既然小学的表现和成果,这么关键性地影响未来的发展,小学的选择便更显重要,除了官方会统一公布各家小学会考的平均成绩之外,还会顺便公布毕业生未来进入各种体系的比例。我们一家刚搬到城中著名中东移民区里的白人区的时候(是的,许多表面上和乐友善的市民,骨子里的地域划分是很明确的),邻居便非常热心的告诉我们,哪间小学实在过分“多元”(意指种族混杂,家长经济工作背景相差悬殊),强烈推荐我们未来选择某间稍远但水平较高的小学,为了说服我们一家搞不清楚状况的外籍人士,还顺便补充说那个多元小学的毕业生,只有10%会上大学,只有10%啊,太可怕了。所以这个以为十二岁才要面对的教育战,其实四岁就开始了。

多深入了解荷兰教育体系一点便会知道,对学区稍微有点认识的家长,其实都清楚哪间是白人区里头的黑学校、或黑区里头的白学校。黑白学校并非官方称呼,只是民间通用,黑学校意指非白人移民比例超重的学校,通常教育水平比较差,政府会给额外的资源补助。学校害怕移民学生考试成绩不好,会降低学校水平,公然拒收的新闻时有所闻。望子成龙、望女成凤的心情,大概举世皆然。

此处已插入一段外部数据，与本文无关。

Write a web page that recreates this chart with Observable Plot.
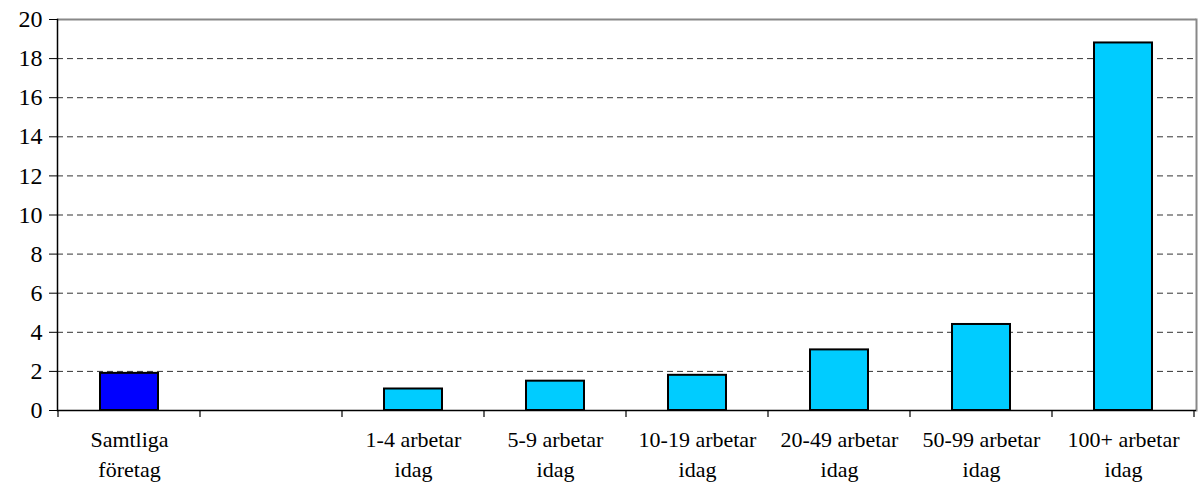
<!DOCTYPE html>
<html><head><meta charset="utf-8">
<script src="https://cdn.jsdelivr.net/npm/d3@7"></script>
<script src="https://cdn.jsdelivr.net/npm/@observablehq/plot@0.6"></script>
<style>
html,body{margin:0;padding:0;background:#fff;}
</style>
</head><body><div id="chart"></div>
<script>
const categories = ["Samtliga företag", "", "1-4 arbetar idag", "5-9 arbetar idag", "10-19 arbetar idag", "20-49 arbetar idag", "50-99 arbetar idag", "100+ arbetar idag"];
const tickLabels = ["Samtliga\nföretag", "", "1-4 arbetar\nidag", "5-9 arbetar\nidag", "10-19 arbetar\nidag", "20-49 arbetar\nidag", "50-99 arbetar\nidag", "100+ arbetar\nidag"];
const values = [1.9, null, 1.1, 1.5, 1.8, 3.1, 4.4, 18.8];
const colors = ["#0000ff", null, "#00ccff", "#00ccff", "#00ccff", "#00ccff", "#00ccff", "#00ccff"];
const yTicks = [0, 2, 4, 6, 8, 10, 12, 14, 16, 18, 20];

const FONT = "Liberation Serif";

const data = categories.map((c, i) => ({cat: c, value: values[i], color: colors[i]}))
  .filter(d => d.value != null);

function boundaryTicks(index, scales, values, dims) {
  const x = scales.x;
  const g = d3.create("svg:g");
  const y0 = dims.height - dims.marginBottom;
  const bounds = categories.map(c => x(c) - (x.step() - x.bandwidth()) / 2);
  bounds.push(bounds[bounds.length - 1] + x.step());
  for (const b of bounds) {
    g.append("line").attr("x1", b).attr("x2", b).attr("y1", y0).attr("y2", y0 + 7)
      .attr("stroke", "#000").attr("stroke-width", 1.2);
  }
  return g.node();
}

const chart = Plot.plot({
  width: 1204,
  height: 490,
  marginLeft: 57,
  marginRight: 8,
  marginTop: 19,
  marginBottom: 80,
  style: {fontSize: "20px", color: "#000", background: "#fff", fontFamily: FONT},
  x: {domain: categories, paddingInner: 0.59, paddingOuter: 0.295, align: 0.5},
  y: {domain: [0, 20]},
  marks: [
    Plot.gridY(yTicks.filter(t => t > 0 && t < 20), {stroke: "#000", strokeOpacity: 0.8, strokeDasharray: "6,4", strokeWidth: 1}),
    Plot.ruleY([20], {stroke: "#888", strokeWidth: 2}),
    Plot.frame({anchor: "right", stroke: "#888", strokeWidth: 2}),
    Plot.barY(data, {x: "cat", y: "value", fill: d => d.color, stroke: "#000", strokeWidth: 2}),
    Plot.ruleY([0], {stroke: "#000", strokeWidth: 1.5}),
    Plot.frame({anchor: "left", stroke: "#000", strokeWidth: 1.5}),
    Plot.axisY({ticks: yTicks, tickSize: 8, tickPadding: 7, fontSize: 24, fontFamily: FONT, tickFormat: d => String(d), label: null}),
    Plot.axisX({tickSize: 0, tickPadding: 15, fontSize: 22, fontFamily: FONT, lineHeight: 1.36, tickFormat: d => tickLabels[categories.indexOf(d)], label: null}),
    boundaryTicks
  ]
});
chart.style.setProperty("font-family", FONT, "important");
chart.querySelectorAll("g, text, tspan").forEach(el => {
  el.style.setProperty("font-family", FONT, "important");
});
document.getElementById("chart").appendChild(chart);
</script>
</body></html>
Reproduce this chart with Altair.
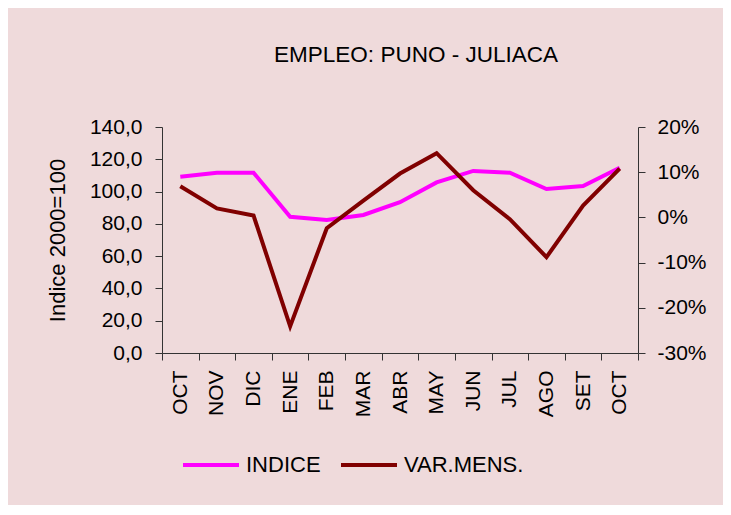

小学影响中学,中学决定高教系统,如果拿来和中国的系统对比,那些登上全球排名的大学,都是荷兰研究型的大学,内容和中国一般普通大学相近;另一类型的应用科技大学,则介于技术学院和科技大学之间,稍微可以清楚区分两者的原则,大概是前者可以颁给博士学位,后者则不行。



高等教育区分的岂止是研究与实用?

清楚区分研究型和实用型导向的高等教育,再将两者和完全技术导向的专科分开,当然也是适性发展的一环。研究型不论学科,讲求的是理论上的发展、科学的演进,是带领社会进步的重要智库;应用型则注重实战力、专注直接解决市场问题,是体现社会进步的关键能量。然而随著时代演进,这本来和学生水平、素质好坏无关的划分法,渐渐出现改革的需求。

荷兰政府近年大力推动提升应用型大学的教师水平,本来只需要大学毕业而重视业界经验的门槛,逐年调高希望增加硕士和博士比例,教育部每年提供教师在职进修的资金,大量鼓励老师们进一步取得更高等的学位;另一方面,研究型大学因为经费和大环境改变,纯理论的研究空间受到压缩,学校和教育部都鼓励和业界结合的研究,顾问型的研究比例连年提升。

去年,政府更开放让应用型大学试验成立“资优班”,让本来四年的学程,得以压缩到和研究型大学相比的三年内容,教程的设计团队更大量采用有研究型大学教学经验的博士。这一再使得两者在教育发展的本质上日益接近。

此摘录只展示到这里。